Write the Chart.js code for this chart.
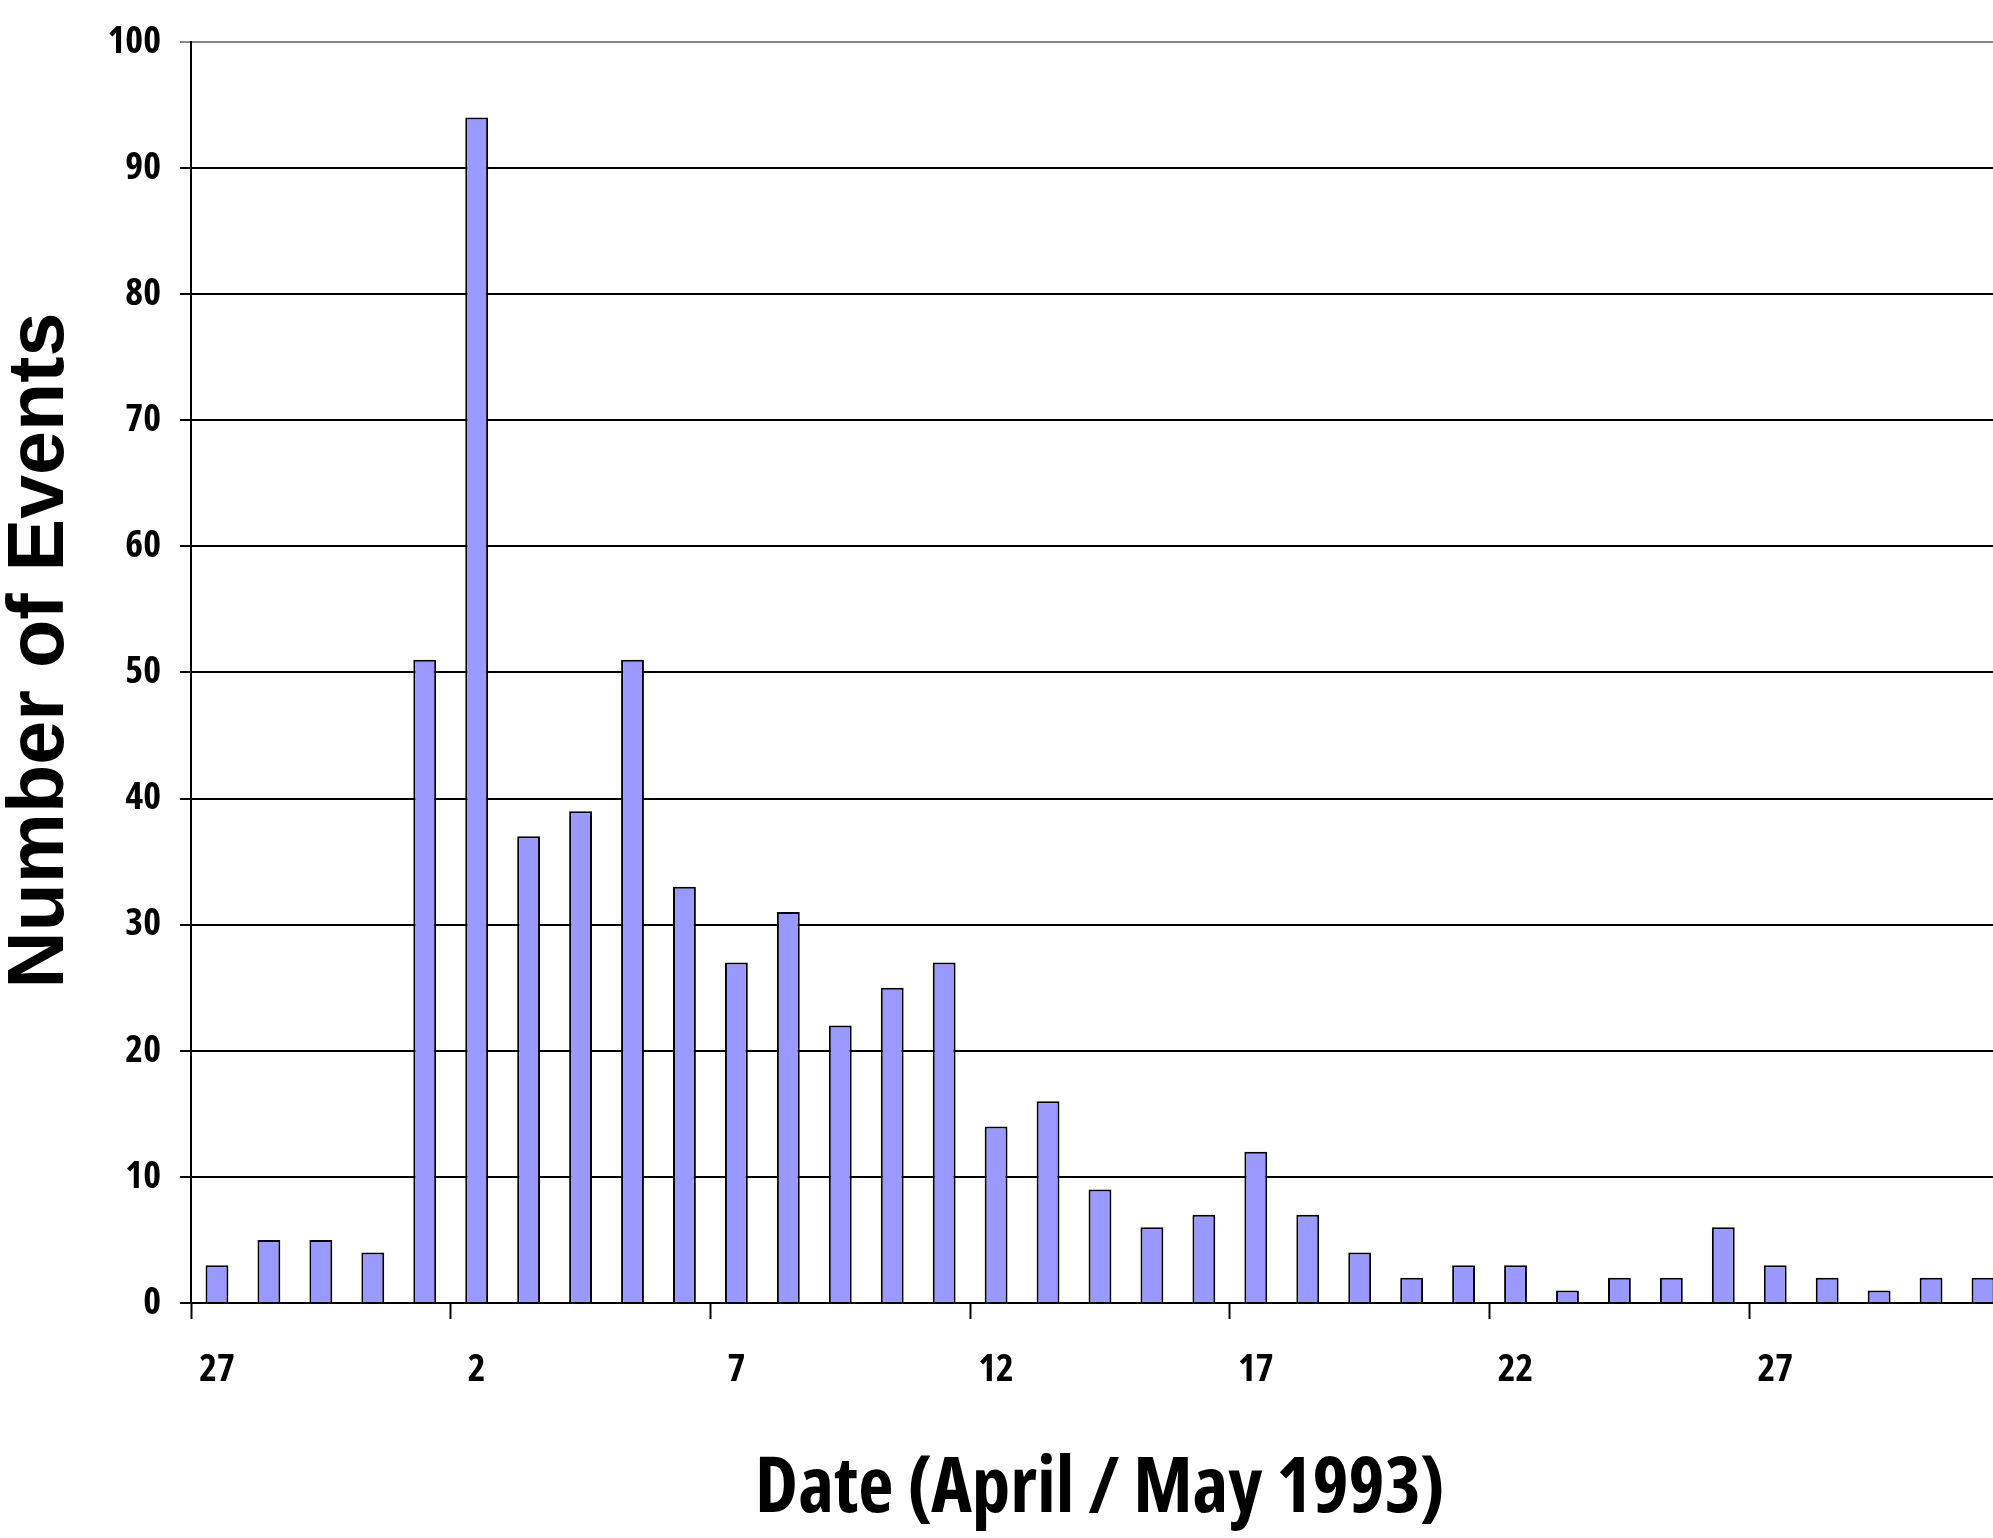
<!DOCTYPE html>
<html>
<head>
<meta charset="utf-8">
<script src="https://cdn.jsdelivr.net/npm/chart.js@4.4.0/dist/chart.umd.min.js"></script>
<style>
  html, body { margin: 0; padding: 0; background: #fff; overflow: hidden; }
  /* plot runs a little past the right edge, like the cropped original */
  .chart-size { position: relative; width: 2011px; height: 1538px; }
</style>
</head>
<body>
<div class="chart-size"><canvas id="chart"></canvas></div>
<script>
// days from 27 April to 31 May 1993
const days = ['27', '28', '29', '30',
    '1', '2', '3', '4', '5', '6', '7', '8', '9', '10',
    '11', '12', '13', '14', '15', '16', '17', '18', '19', '20',
    '21', '22', '23', '24', '25', '26', '27', '28', '29', '30', '31'];
const events = [3, 5, 5, 4,
    51, 94, 37, 39, 51, 33, 27, 31, 22, 25,
    27, 14, 16, 9, 6, 7, 12, 7, 4, 2,
    3, 3, 1, 2, 2, 6, 3, 2, 1, 2, 2];
const labelEvery = 5;
const yMin = 0;
const yMax = 100;
const yStep = 10;

const xTitle = 'Date (April / May 1993)';
// leading spaces nudge the centred, rotated title up a little, as in the original
const yTitle = '  Number of Events';

// the original uses a narrow face for the horizontal texts; pick the closest one installed
const probe = document.createElement('canvas').getContext('2d');
function measure(weight, family, text) {
    probe.font = weight + ' 100px ' + family;
    const m = probe.measureText(text);
    return { w: m.width, h: m.actualBoundingBoxAscent };
}
const candidates = [
    { weight: 'bold', family: "'Liberation Sans Narrow'" },
    { weight: 'bold', family: "'Noto Sans Condensed'" },
    { weight: 'bold', family: "'Noto Sans SemiCondensed'" },
    { weight: 'bold', family: "'Noto Sans ExtraCondensed'" },
    { weight: 'condensed bold', family: "'Noto Sans'" },
    { weight: 'condensed bold', family: "'Open Sans'" },
    { weight: 'bold', family: "'DejaVu Sans Condensed'" },
    { weight: 'bold', family: "'Liberation Sans'" }
];
const fallbackW = measure('bold', 'monospace', xTitle).w;
let narrow = candidates[candidates.length - 1];
let bestDiff = Infinity;
candidates.forEach((c) => {
    const m = measure(c.weight, c.family + ', monospace', xTitle);
    if (Math.abs(m.w - fallbackW) < 0.5) return;
    const cap = measure(c.weight, c.family + ', monospace', 'D').h;
    const diff = Math.abs(m.w / cap - 686 / 60);
    if (diff < bestDiff) { bestDiff = diff; narrow = c; }
});
const narrowFamily = narrow.family + ", 'Liberation Sans', sans-serif";
const titleSize = Math.round(100 * 686 / measure(narrow.weight, narrowFamily, xTitle).w);
const tickSize = Math.round(100 * 53 / measure(narrow.weight, narrowFamily, '100').w);

const ctx = document.getElementById('chart').getContext('2d');
new Chart(ctx, {
    type: 'bar',
    data: {
        labels: days,
        datasets: [{
            data: events,
            backgroundColor: '#9999ff',
            borderColor: '#000',
            borderWidth: 2,
            barPercentage: 0.44,
            categoryPercentage: 1
        }]
    },
    options: {
        responsive: true,
        maintainAspectRatio: false,
        animation: false,
        devicePixelRatio: 1,
        layout: { padding: { top: 34, right: 0, bottom: 0, left: 0 } },
        plugins: {
            legend: { display: false },
            tooltip: { enabled: false }
        },
        scales: {
            x: {
                offset: true,
                grid: {
                    offset: true,
                    drawOnChartArea: false,
                    tickLength: 16,
                    tickWidth: 2,
                    tickColor: (c) => c.index % labelEvery === 0 ? '#000' : 'rgba(0,0,0,0)'
                },
                border: { color: '#000', width: 2 },
                ticks: {
                    autoSkip: false,
                    maxRotation: 0,
                    padding: 28,
                    color: '#000',
                    font: { family: narrowFamily, size: tickSize, weight: narrow.weight },
                    callback: (v, i) => i % labelEvery === 0 ? days[i] : ''
                },
                title: {
                    display: true,
                    text: xTitle,
                    color: '#000',
                    font: { family: narrowFamily, size: titleSize, weight: narrow.weight, lineHeight: 1 },
                    padding: { top: 0, bottom: 9 }
                },
                afterFit: (scale) => { scale.height = 235; }
            },
            y: {
                min: yMin,
                max: yMax,
                grid: {
                    color: (c) => c.tick && c.tick.value === yMax ? '#888' : '#000',
                    lineWidth: 2,
                    tickLength: 11
                },
                border: { color: '#000', width: 2 },
                ticks: {
                    stepSize: yStep,
                    padding: 19,
                    color: '#000',
                    font: { family: narrowFamily, size: tickSize, weight: narrow.weight }
                },
                title: {
                    display: true,
                    text: yTitle,
                    color: '#000',
                    font: { family: "'Liberation Sans', Arial, sans-serif", size: 79, weight: 'bold', lineHeight: 1 },
                    padding: { top: 2, bottom: 0 }
                },
                afterFit: (scale) => { scale.width = 191; }
            }
        }
    }
});
</script>
</body>
</html>
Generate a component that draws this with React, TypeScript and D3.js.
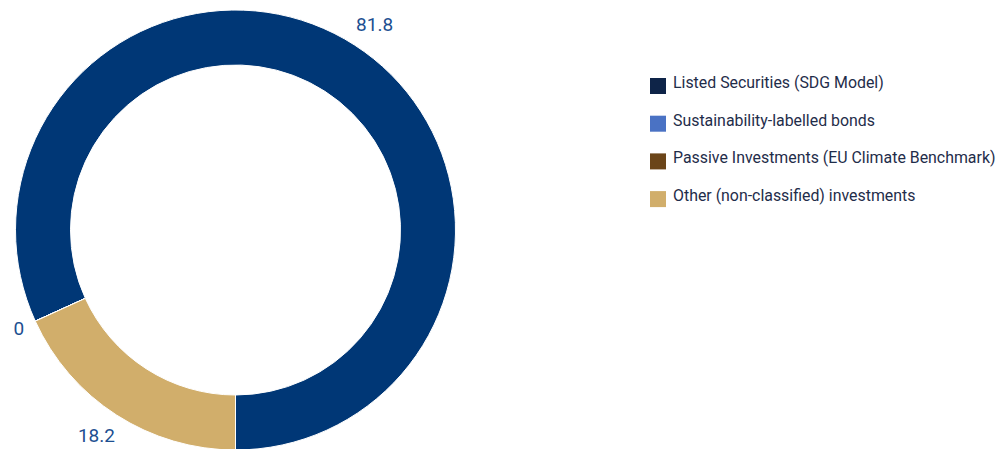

- - -

Everything from the first line of the entries through the line that contains "const yTitle = '" is to be reproduced exactly, except the pictures.

Write the Chart.js code for this chart.
<!DOCTYPE html>
<html>
<head>
<meta charset="utf-8">
<script src="https://cdn.jsdelivr.net/npm/chart.js@4.4.0/dist/chart.umd.min.js"></script>
<style>
  html, body { margin: 0; padding: 0; background: #fff; overflow: hidden; }
  /* plot runs a little past the right edge, like the cropped original */
  .chart-size { position: relative; width: 2011px; height: 1538px; }
</style>
</head>
<body>
<div class="chart-size"><canvas id="chart"></canvas></div>
<script>
// days from 27 April to 31 May 1993
const days = ['27', '28', '29', '30',
    '1', '2', '3', '4', '5', '6', '7', '8', '9', '10',
    '11', '12', '13', '14', '15', '16', '17', '18', '19', '20',
    '21', '22', '23', '24', '25', '26', '27', '28', '29', '30', '31'];
const events = [3, 5, 5, 4,
    51, 94, 37, 39, 51, 33, 27, 31, 22, 25,
    27, 14, 16, 9, 6, 7, 12, 7, 4, 2,
    3, 3, 1, 2, 2, 6, 3, 2, 1, 2, 2];
const labelEvery = 5;
const yMin = 0;
const yMax = 100;
const yStep = 10;

const xTitle = 'Date (April / May 1993)';
// leading spaces nudge the centred, rotated title up a little, as in the original
const yTitle = '  Number of Events';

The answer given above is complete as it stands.